Now that Adoniram had comrades to set out for India, they had the daunting task of finding the funding to do so. We don't too often think of missionaries personally raising financial support back in the day, at least I don't, but here is a group of guys who did just that. They spoke to the local Congregational missions committee, but since they had never supported "foreign" missionaries, they were hesitant to do so. Go to the London Missionary Society, they told the young me. They have history and money and will be able to help you out some. The LMS indeed offered to send the whole gang to India, fully funded, with one catch. They must sail as missionaries under the flag and authority of England. When Adoniram and the guys returned to Boston, patriotism got the best of the local missions committee. "If they can support you, well then we can, too!" So, the men were freed up to set sail for India, having received ample financial support as America's first foreign missionaries.

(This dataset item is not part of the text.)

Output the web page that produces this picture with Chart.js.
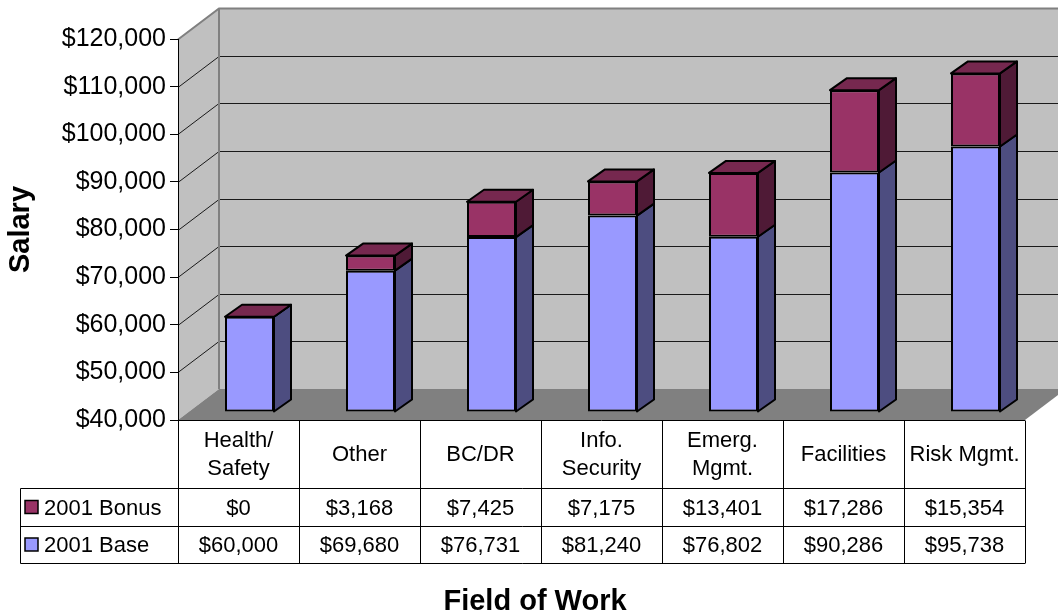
<!DOCTYPE html>
<html lang="en">
<head>
<meta charset="UTF-8">
<title>Salary by Field of Work</title>
<script src="https://cdn.jsdelivr.net/npm/chart.js"></script>
<style>
  body { margin: 0; background: #fff; }
  #wrap { width: 1058px; height: 615px; }
</style>
</head>
<body>
<div id="wrap"><canvas id="salaryChart" width="1058" height="615"></canvas></div>
<script>
const categories = [['Health/', 'Safety'], ['Other'], ['BC/DR'], ['Info.', 'Security'], ['Emerg.', 'Mgmt.'], ['Facilities'], ['Risk Mgmt.']];
const baseSalary = [60000, 69680, 76731, 81240, 76802, 90286, 95738];
const bonusSalary = [0, 3168, 7425, 7175, 13401, 17286, 15354];
const seriesNames = ['2001 Base', '2001 Bonus'];
const yMin = 40000, yMax = 120000, yStep = 10000;
const xTitle = 'Field of Work';

const FONT = "'Liberation Sans', Arial, sans-serif";
// front / side / top colours per series
const faceColors = [
    { front: '#9999ff', side: '#4d4d80', top: '#7373bf' },
    { front: '#993366', side: '#4f1a36', top: '#76284f' }
];
// fake 3d geometry
const DX = 41, DY = 31;           // depth of walls
const SHIFT_X = 11, SHIFT_Y = 8;  // bars sit a bit back from the front edge
const BX = 17, BY = 12;           // depth of each bar

function money(v) {
    return '$' + v.toLocaleString('en-US');
}

function poly(ctx, pts) {
    ctx.beginPath();
    ctx.moveTo(pts[0][0], pts[0][1]);
    for (let i = 1; i < pts.length; i++) ctx.lineTo(pts[i][0], pts[i][1]);
    ctx.closePath();
    ctx.fill();
    ctx.stroke();
}

const frame3d = {
    id: 'frame3d',
    beforeDraw(chart) {
        const ctx = chart.ctx, a = chart.chartArea, y = chart.scales.y;
        ctx.save();
        // walls
        ctx.fillStyle = '#c0c0c0';
        ctx.beginPath();
        ctx.moveTo(a.left, a.top);
        ctx.lineTo(a.left + DX, a.top - DY);
        ctx.lineTo(a.left + DX, a.bottom - DY);
        ctx.lineTo(a.left, a.bottom);
        ctx.closePath();
        ctx.fill();
        ctx.fillRect(a.left + DX, a.top - DY, a.right - a.left, a.bottom - a.top);
        // floor
        ctx.fillStyle = '#808080';
        ctx.beginPath();
        ctx.moveTo(a.left, a.bottom);
        ctx.lineTo(a.right, a.bottom);
        ctx.lineTo(a.right + DX, a.bottom - DY);
        ctx.lineTo(a.left + DX, a.bottom - DY);
        ctx.closePath();
        ctx.fill();
        // gridlines on the walls
        y.ticks.forEach(t => {
            if (t.value === y.min) return;
            const py = Math.round(y.getPixelForValue(t.value)) + 0.5;
            const isTop = t.value === y.max;
            ctx.strokeStyle = isTop ? '#808080' : '#1a1a1a';
            ctx.lineWidth = isTop ? 2 : 1;
            ctx.beginPath();
            ctx.moveTo(a.left, py);
            ctx.lineTo(a.left + DX, py - DY);
            ctx.lineTo(a.right + DX + 20, py - DY);
            ctx.stroke();
        });
        ctx.strokeStyle = '#808080';
        ctx.lineWidth = 2;
        ctx.beginPath();
        ctx.moveTo(a.left + DX, a.top - DY);
        ctx.lineTo(a.left + DX, a.bottom - DY);
        ctx.stroke();
        ctx.restore();
    },
    beforeDatasetsDraw(chart) {
        chart.ctx.save();
        chart.ctx.translate(SHIFT_X, -SHIFT_Y);
    },
    afterDatasetsDraw(chart) {
        const ctx = chart.ctx;
        const floorY = chart.scales.y.getPixelForValue(yMin);
        const last = chart.data.datasets.length - 1;
        ctx.lineWidth = 2;
        ctx.strokeStyle = '#000';
        ctx.lineJoin = 'round';
        chart.data.datasets.forEach((ds, di) => {
            chart.getDatasetMeta(di).data.forEach(bar => {
                const p = bar.getProps(['x', 'y', 'base', 'width'], true);
                const l = p.x - p.width / 2, r = p.x + p.width / 2;
                const t = Math.min(p.y, p.base), b = Math.min(Math.max(p.y, p.base), floorY);
                ctx.fillStyle = faceColors[di].side;
                poly(ctx, [[r, b], [r + BX, b - BY], [r + BX, t - BY], [r, t]]);
                if (di === last) {
                    ctx.fillStyle = faceColors[di].top;
                    poly(ctx, [[l, t], [l + BX, t - BY], [r + BX, t - BY], [r, t]]);
                }
            });
        });
        ctx.restore();
    },
    afterDraw(chart) {
        // data table under the plot
        const ctx = chart.ctx, a = chart.chartArea;
        const n = categories.length;
        const colW = (a.right - a.left) / n;
        const legL = 20.5;
        const hTop = Math.round(a.bottom) + 0.5;
        const hBot = hTop + 68, r1 = hBot + 38, r2 = r1 + 37;
        ctx.save();
        ctx.strokeStyle = '#000';
        ctx.lineWidth = 1;
        ctx.beginPath();
        ctx.moveTo(a.left, hTop); ctx.lineTo(a.right, hTop);
        [hBot, r1, r2].forEach(yy => { ctx.moveTo(legL, yy); ctx.lineTo(a.right, yy); });
        ctx.moveTo(legL, hBot); ctx.lineTo(legL, r2);
        for (let i = 0; i <= n; i++) {
            const xx = Math.round(a.left + i * colW) + 0.5;
            ctx.moveTo(xx, hTop); ctx.lineTo(xx, r2);
        }
        ctx.stroke();

        ctx.fillStyle = '#000';
        ctx.font = '22px ' + FONT;
        ctx.textAlign = 'center';
        ctx.textBaseline = 'middle';
        const hMid = (hTop + hBot) / 2;
        categories.forEach((lines, i) => {
            const cx = a.left + (i + 0.5) * colW;
            lines.forEach((s, k) => {
                ctx.fillText(s, cx, hMid + (k - (lines.length - 1) / 2) * 28);
            });
            ctx.fillText(money(bonusSalary[i]), cx, (hBot + r1) / 2 + 1);
            ctx.fillText(money(baseSalary[i]), cx, (r1 + r2) / 2 + 1);
        });

        // legend keys in the table
        const rows = [[1, (hBot + r1) / 2], [0, (r1 + r2) / 2]];
        rows.forEach(([di, cy]) => {
            ctx.fillStyle = faceColors[di].front;
            ctx.lineWidth = 1.5;
            ctx.fillRect(25, cy - 7, 13, 13);
            ctx.strokeRect(25, cy - 7, 13, 13);
            ctx.fillStyle = '#000';
            ctx.textAlign = 'left';
            ctx.fillText(seriesNames[di], 44, cy + 1);
        });

        // category axis title, centred on the whole picture like the original
        ctx.font = 'bold 29px ' + FONT;
        ctx.textAlign = 'center';
        ctx.textBaseline = 'alphabetic';
        ctx.fillText(xTitle, 535, 610);
        ctx.restore();
    }
};

const ctx = document.getElementById('salaryChart').getContext('2d');
new Chart(ctx, {
    type: 'bar',
    data: {
        labels: categories,
        datasets: [
            { label: seriesNames[0], data: baseSalary, backgroundColor: faceColors[0].front, base: yMin },
            { label: seriesNames[1], data: bonusSalary, backgroundColor: faceColors[1].front }
        ]
    },
    options: {
        responsive: false,
        animation: false,
        datasets: {
            bar: {
                borderColor: '#000',
                borderWidth: 2,
                borderSkipped: false,
                barPercentage: 0.405,
                categoryPercentage: 1
            }
        },
        layout: { padding: { left: 0, right: 33, top: 39, bottom: 0 } },
        plugins: {
            legend: { display: false },
            tooltip: { enabled: false }
        },
        scales: {
            x: {
                stacked: true,
                grid: { display: false },
                border: { display: false },
                ticks: { display: false },
                afterFit(scale) { scale.height = 195; }
            },
            y: {
                stacked: true,
                min: yMin,
                max: yMax,
                ticks: {
                    stepSize: yStep,
                    color: '#000',
                    padding: 4,
                    font: { family: FONT, size: 25 },
                    callback: v => money(v)
                },
                grid: { drawOnChartArea: false, tickLength: 8, color: '#000' },
                border: { color: '#000', width: 1 },
                title: {
                    display: true,
                    text: 'Salary',
                    color: '#000',
                    font: { family: FONT, size: 29, weight: 'bold' },
                    padding: { top: 4, bottom: 0 }
                },
                afterFit(scale) { scale.width = 178; }
            }
        }
    },
    plugins: [frame3d]
});
</script>
</body>
</html>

The story that ensues is too amazing for me to try and retell it. I can't do it justice. What transpires, in summary, is this: Adoniram falls in love with a young maided before he sets sail and marries her. The group arrives in India, but the British East India Co forces them out, because the missionaries in India were leading the slaves to believe that all men were equal in Christ. Some of them returned home, but Adoniram and his wife found themselves in Burma, a dangerous and virtually untouched land by foreigners. Adoniram and his wife, Ann, committed themselves to the Burmese language and culture. They fought illness after illness and failed attempts after failed attempts to spread the Good News. His wife was the first to reason that they needed to adapt to the Burmese culture, rather than try and force the locals to adjust to their forms of worship, dress or construction. After 16 years, they saw their first converts to Christianity. Adoniram translated, meticulously, the entire Bible into the Burmese language and created a thorough Burmese-English and English-Burmese dictionary. He was in prison, beaten and threatened with death. He and his wife lost several children. Ann and Adoniram both died in Burma, giving their lives to the people of Burma so that they may know salvation through Jesus Christ.
Again, I think of committment. I think of faith, courage, passion, vision, steadfastness, loyalty, trust, perspective. I think of God's soveriegnty and his grace. I think of his love for all people groups. Adoniram and Ann truly died to their lives and came alive in Christ, no matter the cost. Where are the young, vigorous Christ-followers today who will give it all up to spread God's kingdom in their communities, their nations, in our world? Are you one of them? Am I?